** Begin EXERCISE MATERIAL **
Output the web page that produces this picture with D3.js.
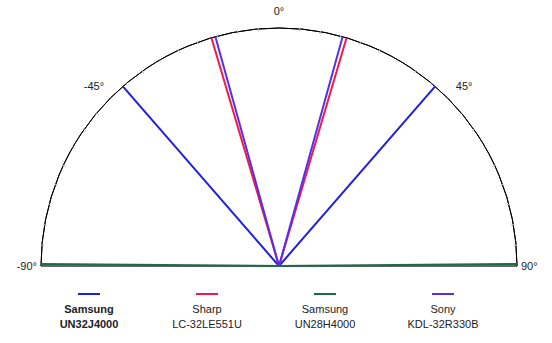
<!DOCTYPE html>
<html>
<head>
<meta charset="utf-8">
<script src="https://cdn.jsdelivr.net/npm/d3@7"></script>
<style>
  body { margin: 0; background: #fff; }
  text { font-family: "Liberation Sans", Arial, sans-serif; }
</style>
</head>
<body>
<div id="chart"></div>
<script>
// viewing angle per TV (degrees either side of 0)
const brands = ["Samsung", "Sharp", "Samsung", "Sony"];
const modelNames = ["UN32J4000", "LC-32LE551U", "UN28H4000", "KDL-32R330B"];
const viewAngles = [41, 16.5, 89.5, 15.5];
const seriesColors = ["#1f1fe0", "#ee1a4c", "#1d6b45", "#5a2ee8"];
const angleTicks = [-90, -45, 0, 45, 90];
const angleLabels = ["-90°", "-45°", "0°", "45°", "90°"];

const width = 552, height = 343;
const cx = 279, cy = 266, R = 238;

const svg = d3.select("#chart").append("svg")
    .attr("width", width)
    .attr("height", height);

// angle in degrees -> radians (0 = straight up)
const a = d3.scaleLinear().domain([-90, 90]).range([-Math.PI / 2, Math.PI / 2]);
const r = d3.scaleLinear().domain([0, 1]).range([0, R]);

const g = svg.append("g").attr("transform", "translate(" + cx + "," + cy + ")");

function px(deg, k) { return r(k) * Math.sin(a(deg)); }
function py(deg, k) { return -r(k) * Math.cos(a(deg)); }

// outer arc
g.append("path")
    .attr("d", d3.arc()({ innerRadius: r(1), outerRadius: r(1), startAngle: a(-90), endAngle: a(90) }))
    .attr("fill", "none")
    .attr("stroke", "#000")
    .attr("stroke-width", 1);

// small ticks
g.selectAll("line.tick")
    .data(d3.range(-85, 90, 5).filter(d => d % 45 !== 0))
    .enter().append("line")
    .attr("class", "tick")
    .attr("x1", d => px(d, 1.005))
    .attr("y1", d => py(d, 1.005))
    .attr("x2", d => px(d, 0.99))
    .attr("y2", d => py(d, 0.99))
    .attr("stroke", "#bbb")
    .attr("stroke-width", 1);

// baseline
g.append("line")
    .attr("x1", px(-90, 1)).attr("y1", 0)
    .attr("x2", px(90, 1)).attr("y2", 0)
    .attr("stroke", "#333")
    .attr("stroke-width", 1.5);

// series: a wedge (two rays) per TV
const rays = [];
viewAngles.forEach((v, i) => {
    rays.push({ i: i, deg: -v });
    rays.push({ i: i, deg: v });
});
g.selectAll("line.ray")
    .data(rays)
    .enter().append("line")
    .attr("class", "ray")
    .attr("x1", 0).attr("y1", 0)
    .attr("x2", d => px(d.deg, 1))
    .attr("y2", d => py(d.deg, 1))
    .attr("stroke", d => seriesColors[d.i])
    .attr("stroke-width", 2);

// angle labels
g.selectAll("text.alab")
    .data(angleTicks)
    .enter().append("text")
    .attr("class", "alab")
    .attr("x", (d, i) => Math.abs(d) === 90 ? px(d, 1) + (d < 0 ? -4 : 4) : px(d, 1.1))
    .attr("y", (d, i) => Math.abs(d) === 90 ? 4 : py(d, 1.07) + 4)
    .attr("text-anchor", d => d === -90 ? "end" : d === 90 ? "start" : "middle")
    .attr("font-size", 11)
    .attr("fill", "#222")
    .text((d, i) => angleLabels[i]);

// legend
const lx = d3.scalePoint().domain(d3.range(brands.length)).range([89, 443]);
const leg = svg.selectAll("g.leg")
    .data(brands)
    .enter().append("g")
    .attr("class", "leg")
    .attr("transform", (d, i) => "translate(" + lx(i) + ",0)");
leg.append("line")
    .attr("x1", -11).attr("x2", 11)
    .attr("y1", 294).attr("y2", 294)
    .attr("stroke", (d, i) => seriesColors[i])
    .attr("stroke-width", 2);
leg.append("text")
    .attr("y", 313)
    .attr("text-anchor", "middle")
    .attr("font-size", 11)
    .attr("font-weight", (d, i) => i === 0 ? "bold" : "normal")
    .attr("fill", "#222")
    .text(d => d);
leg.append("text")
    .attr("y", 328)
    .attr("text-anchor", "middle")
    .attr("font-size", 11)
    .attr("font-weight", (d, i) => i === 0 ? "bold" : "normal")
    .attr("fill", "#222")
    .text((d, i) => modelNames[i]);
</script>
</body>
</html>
** End EXERCISE MATERIAL **
** Begin EXERCISE MATERIAL **
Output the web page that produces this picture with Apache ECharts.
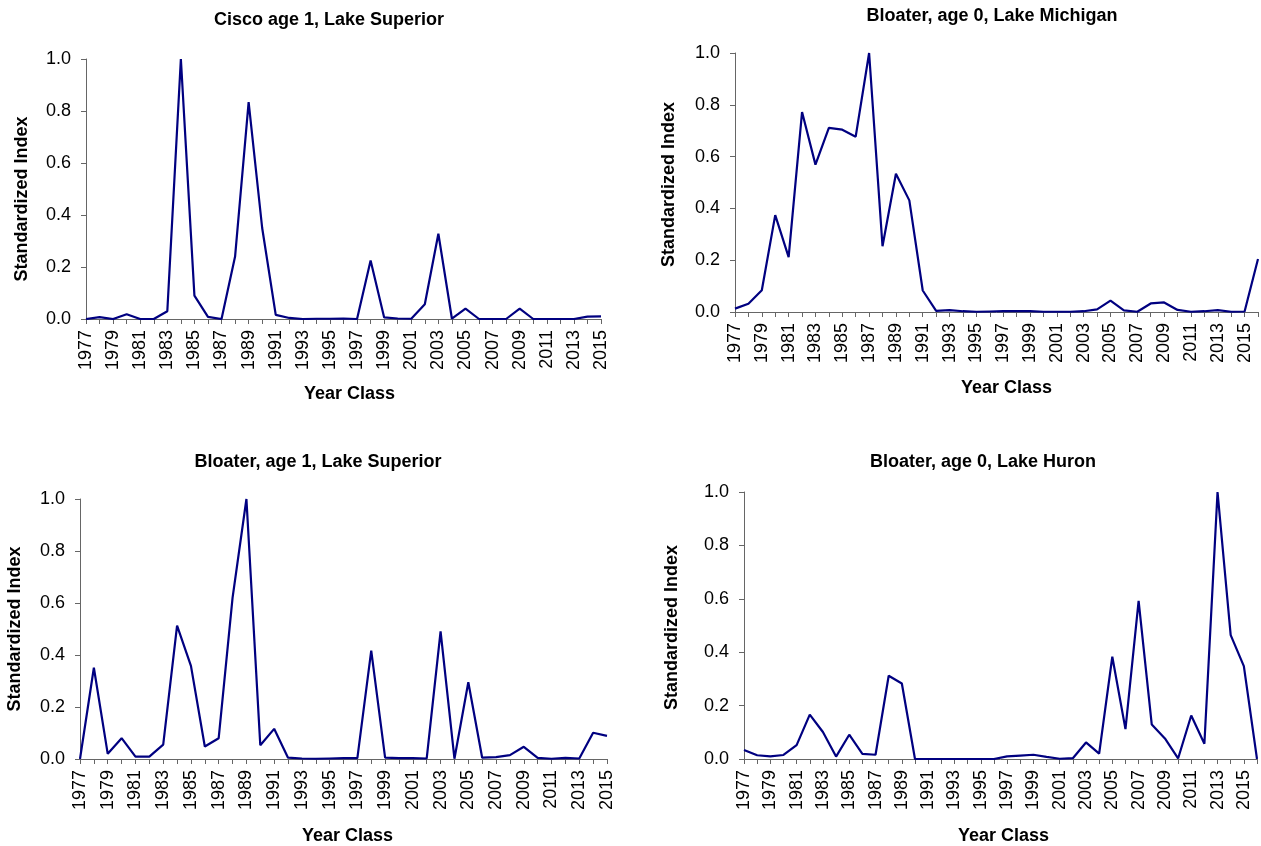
** End EXERCISE MATERIAL **
** Begin EXERCISE MATERIAL **
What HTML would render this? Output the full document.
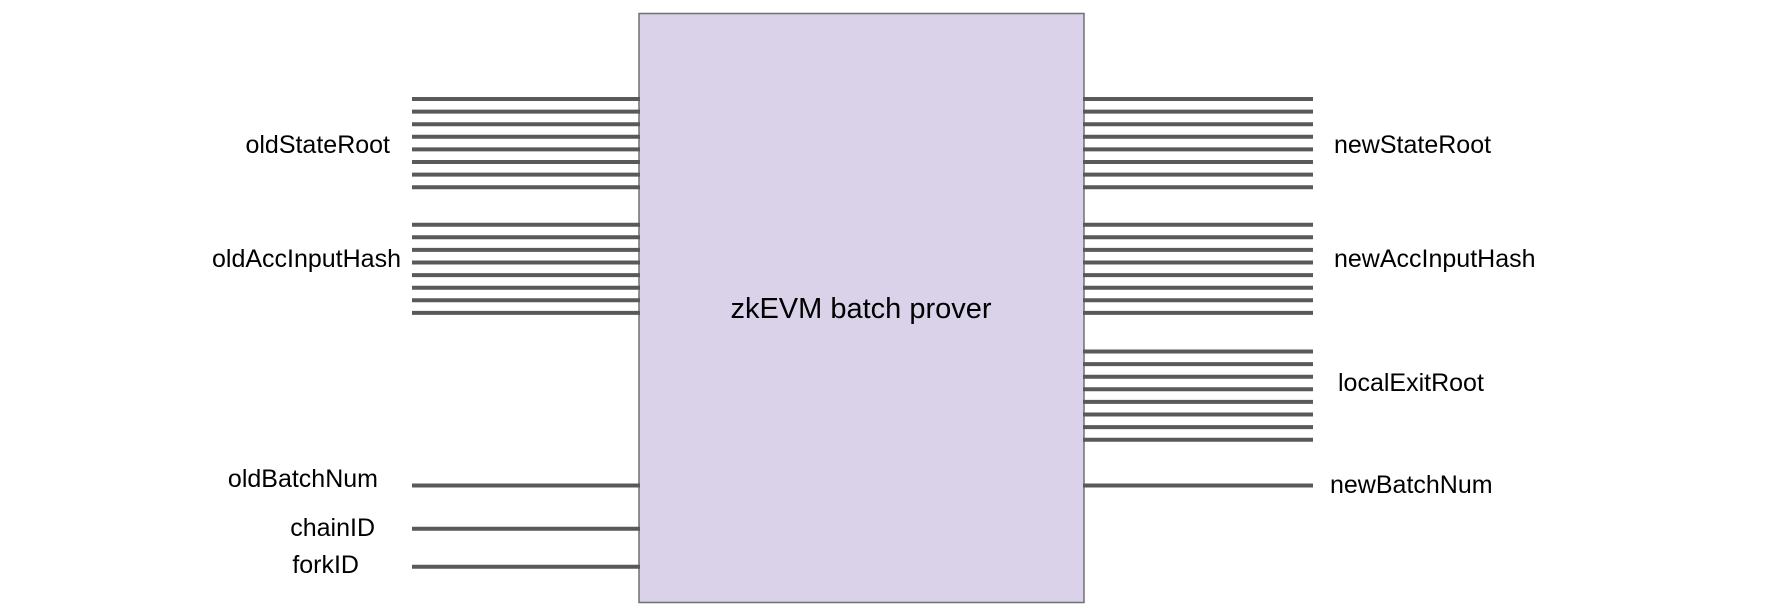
** End EXERCISE MATERIAL **
*INSTRUCTIONS FOR THE TASK*
State the count of lines in the data holding the word "page", adding nothing to it.

*FINAL ANSWER*
2